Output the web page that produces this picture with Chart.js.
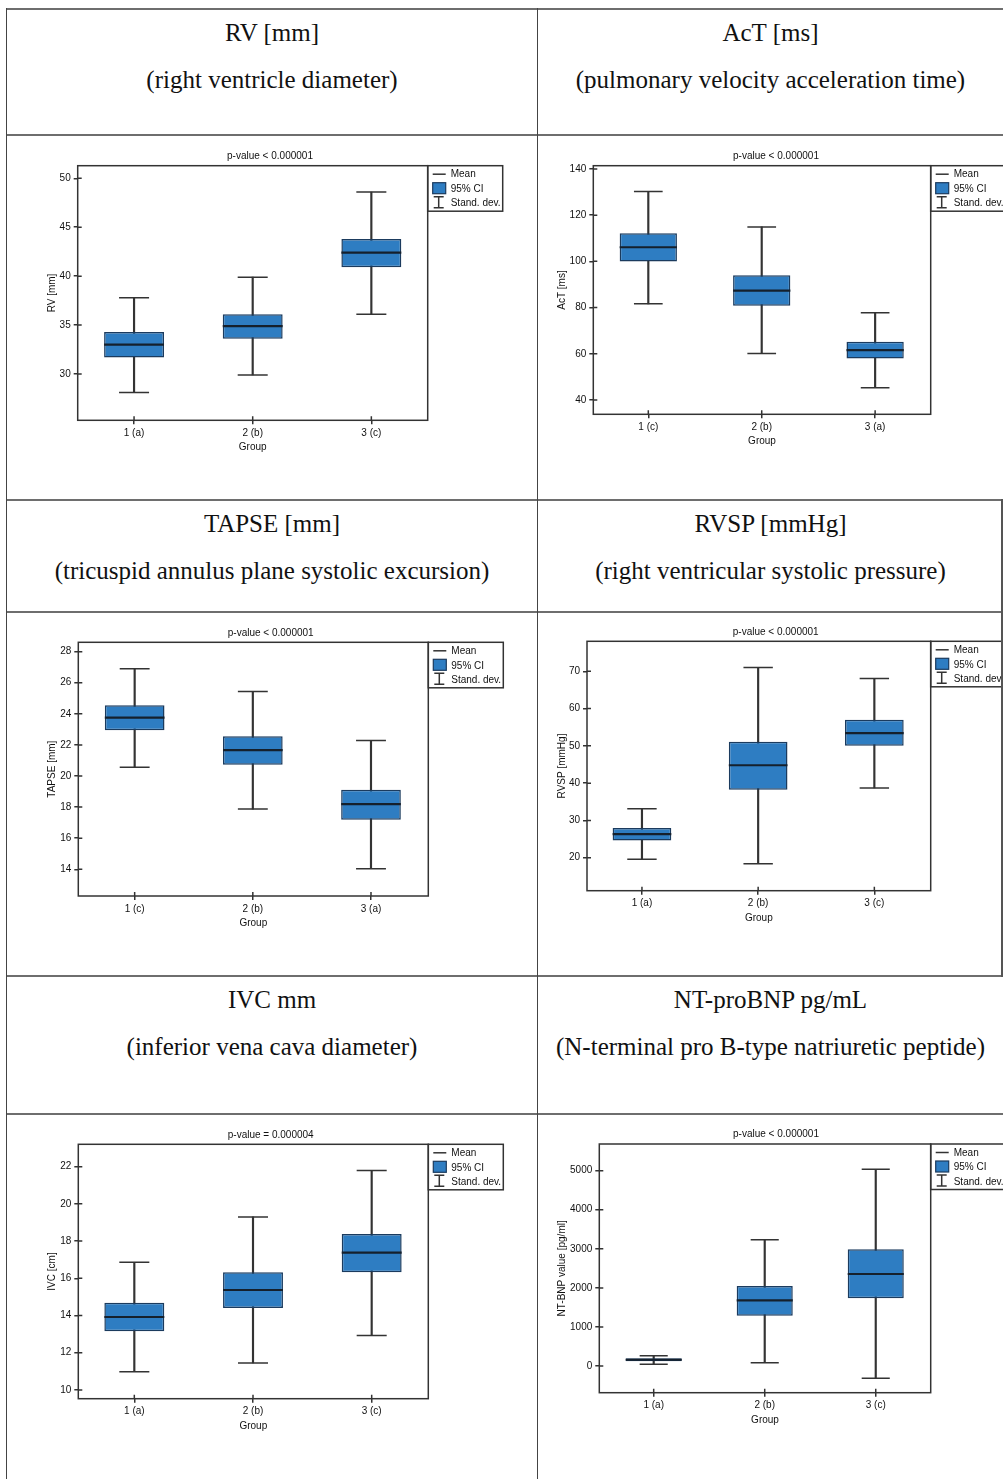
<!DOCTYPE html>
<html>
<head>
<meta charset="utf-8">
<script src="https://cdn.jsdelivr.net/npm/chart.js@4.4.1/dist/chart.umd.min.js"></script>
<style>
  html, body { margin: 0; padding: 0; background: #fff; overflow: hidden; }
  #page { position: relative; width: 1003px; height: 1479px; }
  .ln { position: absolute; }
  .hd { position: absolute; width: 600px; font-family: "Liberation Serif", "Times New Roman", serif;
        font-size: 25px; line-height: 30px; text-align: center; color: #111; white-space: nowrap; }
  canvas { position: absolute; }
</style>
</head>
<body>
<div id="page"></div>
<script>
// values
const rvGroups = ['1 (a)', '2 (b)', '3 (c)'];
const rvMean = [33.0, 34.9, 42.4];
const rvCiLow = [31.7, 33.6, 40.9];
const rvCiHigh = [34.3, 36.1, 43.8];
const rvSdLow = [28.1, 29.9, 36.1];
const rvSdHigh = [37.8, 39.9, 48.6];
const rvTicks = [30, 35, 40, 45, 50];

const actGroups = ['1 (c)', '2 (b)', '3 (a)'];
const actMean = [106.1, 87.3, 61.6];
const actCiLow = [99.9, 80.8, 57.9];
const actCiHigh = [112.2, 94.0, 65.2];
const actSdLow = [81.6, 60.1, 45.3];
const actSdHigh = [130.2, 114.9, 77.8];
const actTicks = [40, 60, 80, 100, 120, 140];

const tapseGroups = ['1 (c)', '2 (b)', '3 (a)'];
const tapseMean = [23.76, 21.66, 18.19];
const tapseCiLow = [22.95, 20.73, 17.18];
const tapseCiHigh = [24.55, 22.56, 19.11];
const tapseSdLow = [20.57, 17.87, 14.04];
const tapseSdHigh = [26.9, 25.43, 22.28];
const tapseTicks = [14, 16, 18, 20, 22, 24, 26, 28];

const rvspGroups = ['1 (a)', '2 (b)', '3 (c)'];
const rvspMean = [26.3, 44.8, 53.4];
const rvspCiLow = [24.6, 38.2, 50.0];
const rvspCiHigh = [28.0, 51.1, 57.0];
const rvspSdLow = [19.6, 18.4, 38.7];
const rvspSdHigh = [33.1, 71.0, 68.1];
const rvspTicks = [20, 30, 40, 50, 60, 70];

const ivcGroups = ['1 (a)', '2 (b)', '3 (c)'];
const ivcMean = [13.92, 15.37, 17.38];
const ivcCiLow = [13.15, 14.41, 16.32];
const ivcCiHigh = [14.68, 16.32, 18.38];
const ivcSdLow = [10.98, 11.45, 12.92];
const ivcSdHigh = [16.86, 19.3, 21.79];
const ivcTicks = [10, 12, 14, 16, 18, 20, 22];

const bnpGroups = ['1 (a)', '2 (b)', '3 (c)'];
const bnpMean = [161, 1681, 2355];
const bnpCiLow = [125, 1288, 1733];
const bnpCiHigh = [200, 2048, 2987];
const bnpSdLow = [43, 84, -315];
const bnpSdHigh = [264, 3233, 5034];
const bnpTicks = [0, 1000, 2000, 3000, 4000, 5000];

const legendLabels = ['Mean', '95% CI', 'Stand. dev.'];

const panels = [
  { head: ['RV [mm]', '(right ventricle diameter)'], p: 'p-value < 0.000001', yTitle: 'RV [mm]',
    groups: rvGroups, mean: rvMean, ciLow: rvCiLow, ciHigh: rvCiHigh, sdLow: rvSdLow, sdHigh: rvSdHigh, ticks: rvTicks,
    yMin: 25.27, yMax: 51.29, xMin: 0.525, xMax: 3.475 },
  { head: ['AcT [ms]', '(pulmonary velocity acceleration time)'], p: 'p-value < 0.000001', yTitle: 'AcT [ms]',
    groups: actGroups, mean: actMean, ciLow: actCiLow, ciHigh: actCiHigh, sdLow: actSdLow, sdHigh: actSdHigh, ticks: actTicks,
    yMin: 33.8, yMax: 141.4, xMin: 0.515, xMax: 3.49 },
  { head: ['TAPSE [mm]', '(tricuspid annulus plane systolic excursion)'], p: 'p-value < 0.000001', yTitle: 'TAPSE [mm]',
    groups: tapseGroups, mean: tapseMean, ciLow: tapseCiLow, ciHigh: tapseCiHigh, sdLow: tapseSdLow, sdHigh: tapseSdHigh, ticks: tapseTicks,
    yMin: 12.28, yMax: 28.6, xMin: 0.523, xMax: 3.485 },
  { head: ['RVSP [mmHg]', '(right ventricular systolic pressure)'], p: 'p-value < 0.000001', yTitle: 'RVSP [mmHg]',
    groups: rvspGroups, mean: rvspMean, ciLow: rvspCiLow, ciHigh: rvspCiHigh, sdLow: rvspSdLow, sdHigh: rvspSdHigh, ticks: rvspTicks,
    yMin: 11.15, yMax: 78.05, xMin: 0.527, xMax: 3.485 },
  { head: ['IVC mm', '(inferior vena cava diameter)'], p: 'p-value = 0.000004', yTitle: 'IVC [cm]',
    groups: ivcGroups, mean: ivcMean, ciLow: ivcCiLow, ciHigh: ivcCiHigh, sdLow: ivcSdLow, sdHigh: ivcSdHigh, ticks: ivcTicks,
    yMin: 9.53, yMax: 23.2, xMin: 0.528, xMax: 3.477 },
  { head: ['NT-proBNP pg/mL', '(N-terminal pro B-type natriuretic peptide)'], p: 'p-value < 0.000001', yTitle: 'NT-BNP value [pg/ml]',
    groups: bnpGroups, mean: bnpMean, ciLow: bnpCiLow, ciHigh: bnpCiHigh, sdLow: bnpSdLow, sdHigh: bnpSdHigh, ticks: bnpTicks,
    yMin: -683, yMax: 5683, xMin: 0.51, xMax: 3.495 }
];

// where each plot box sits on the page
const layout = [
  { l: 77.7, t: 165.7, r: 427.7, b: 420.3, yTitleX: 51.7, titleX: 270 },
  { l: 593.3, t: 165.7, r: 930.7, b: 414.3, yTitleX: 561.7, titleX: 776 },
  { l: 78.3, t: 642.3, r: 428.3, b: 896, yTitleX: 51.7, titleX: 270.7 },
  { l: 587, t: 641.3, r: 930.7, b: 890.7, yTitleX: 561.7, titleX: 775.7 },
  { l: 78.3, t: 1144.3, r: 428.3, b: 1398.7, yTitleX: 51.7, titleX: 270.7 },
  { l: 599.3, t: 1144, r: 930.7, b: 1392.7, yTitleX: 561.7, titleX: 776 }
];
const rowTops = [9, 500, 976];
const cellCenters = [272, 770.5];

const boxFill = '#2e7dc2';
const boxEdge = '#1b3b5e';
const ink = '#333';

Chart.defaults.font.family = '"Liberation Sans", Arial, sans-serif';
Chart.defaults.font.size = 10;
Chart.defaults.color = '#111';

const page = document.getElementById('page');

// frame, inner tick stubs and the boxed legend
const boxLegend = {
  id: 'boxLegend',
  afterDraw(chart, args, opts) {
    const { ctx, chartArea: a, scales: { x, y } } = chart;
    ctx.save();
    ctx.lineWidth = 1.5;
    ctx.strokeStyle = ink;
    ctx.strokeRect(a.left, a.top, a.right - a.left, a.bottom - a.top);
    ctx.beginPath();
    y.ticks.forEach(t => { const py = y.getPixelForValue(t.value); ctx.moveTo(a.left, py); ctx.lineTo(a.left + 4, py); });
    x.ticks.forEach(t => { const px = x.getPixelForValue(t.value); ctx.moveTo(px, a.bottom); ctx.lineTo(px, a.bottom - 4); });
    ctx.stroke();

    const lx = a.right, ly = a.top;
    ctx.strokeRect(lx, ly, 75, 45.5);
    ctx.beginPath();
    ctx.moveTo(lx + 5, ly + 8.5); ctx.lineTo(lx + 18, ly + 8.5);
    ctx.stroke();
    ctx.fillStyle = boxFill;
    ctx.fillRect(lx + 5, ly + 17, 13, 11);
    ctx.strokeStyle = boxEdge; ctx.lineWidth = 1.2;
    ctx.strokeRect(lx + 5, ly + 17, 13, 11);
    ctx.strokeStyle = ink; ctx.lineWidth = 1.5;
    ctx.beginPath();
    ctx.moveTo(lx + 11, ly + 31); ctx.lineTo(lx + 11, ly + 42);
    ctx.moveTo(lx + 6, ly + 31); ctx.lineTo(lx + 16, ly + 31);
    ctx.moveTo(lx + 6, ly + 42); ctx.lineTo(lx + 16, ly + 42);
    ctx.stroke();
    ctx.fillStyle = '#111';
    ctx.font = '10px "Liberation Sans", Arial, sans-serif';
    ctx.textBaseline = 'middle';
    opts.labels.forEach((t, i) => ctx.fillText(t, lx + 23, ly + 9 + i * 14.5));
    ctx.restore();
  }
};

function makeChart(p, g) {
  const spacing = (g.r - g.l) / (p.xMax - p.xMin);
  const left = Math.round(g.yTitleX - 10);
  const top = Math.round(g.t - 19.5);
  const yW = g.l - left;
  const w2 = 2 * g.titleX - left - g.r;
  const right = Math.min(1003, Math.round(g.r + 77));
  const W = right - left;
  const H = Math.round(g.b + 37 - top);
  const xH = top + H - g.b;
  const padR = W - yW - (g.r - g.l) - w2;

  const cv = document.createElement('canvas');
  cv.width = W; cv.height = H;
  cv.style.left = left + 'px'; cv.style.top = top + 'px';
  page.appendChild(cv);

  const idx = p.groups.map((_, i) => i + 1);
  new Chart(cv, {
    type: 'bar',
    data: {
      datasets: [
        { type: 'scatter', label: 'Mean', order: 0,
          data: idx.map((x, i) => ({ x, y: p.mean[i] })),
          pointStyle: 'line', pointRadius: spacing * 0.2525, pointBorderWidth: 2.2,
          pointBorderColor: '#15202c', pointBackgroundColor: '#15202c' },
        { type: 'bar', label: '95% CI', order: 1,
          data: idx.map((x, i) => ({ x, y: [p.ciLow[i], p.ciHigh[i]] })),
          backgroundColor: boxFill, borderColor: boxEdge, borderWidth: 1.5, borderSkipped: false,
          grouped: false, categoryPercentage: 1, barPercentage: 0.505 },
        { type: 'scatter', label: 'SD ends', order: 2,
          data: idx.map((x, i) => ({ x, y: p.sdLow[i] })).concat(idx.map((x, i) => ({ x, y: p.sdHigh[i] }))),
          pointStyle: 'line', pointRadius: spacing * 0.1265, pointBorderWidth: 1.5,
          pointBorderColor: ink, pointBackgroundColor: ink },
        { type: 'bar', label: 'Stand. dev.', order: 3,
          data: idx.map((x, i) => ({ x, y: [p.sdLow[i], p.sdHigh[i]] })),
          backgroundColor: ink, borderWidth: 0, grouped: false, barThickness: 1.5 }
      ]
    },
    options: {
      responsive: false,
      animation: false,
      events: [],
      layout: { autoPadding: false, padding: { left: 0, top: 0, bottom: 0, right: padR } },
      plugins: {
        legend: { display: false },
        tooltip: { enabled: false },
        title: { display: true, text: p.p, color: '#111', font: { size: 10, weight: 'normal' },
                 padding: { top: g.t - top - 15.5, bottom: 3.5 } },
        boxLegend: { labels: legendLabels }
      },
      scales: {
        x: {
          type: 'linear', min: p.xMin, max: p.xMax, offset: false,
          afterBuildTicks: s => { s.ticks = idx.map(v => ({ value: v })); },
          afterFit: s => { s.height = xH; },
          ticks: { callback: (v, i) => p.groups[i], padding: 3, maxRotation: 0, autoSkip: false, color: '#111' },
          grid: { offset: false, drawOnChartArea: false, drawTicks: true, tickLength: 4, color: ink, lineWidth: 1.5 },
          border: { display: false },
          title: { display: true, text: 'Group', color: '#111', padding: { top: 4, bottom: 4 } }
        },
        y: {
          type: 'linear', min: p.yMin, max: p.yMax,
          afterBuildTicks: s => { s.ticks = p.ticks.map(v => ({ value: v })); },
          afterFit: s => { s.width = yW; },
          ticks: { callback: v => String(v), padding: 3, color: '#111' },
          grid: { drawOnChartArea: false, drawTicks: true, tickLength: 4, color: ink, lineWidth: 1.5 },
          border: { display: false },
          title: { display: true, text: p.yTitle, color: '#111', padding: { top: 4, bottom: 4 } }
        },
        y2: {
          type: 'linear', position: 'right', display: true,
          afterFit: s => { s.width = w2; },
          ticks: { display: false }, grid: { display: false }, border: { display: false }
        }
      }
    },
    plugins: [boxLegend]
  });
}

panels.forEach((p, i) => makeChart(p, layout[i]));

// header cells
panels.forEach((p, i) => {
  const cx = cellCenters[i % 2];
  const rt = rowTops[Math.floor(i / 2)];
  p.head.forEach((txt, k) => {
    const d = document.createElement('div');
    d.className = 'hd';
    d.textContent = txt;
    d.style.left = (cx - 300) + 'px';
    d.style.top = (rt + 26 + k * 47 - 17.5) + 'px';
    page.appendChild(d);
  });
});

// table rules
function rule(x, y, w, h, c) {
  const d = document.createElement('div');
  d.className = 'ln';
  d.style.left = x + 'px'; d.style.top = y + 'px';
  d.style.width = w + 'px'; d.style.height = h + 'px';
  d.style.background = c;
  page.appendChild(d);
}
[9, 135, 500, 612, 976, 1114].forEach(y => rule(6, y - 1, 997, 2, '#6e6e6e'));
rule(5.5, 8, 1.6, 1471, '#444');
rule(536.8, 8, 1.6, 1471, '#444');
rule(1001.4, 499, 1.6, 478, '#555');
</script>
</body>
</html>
+===+
**TASK GOAL**
From the data above, copy out every line with the string "page" in it.

**TASK OUTPUT**
Output the web page that produces this picture with Chart.js.
  #page { position: relative; width: 1003px; height: 1479px; }
<div id="page"></div>
// where each plot box sits on the page
const page = document.getElementById('page');
  page.appendChild(cv);
    page.appendChild(d);
  page.appendChild(d);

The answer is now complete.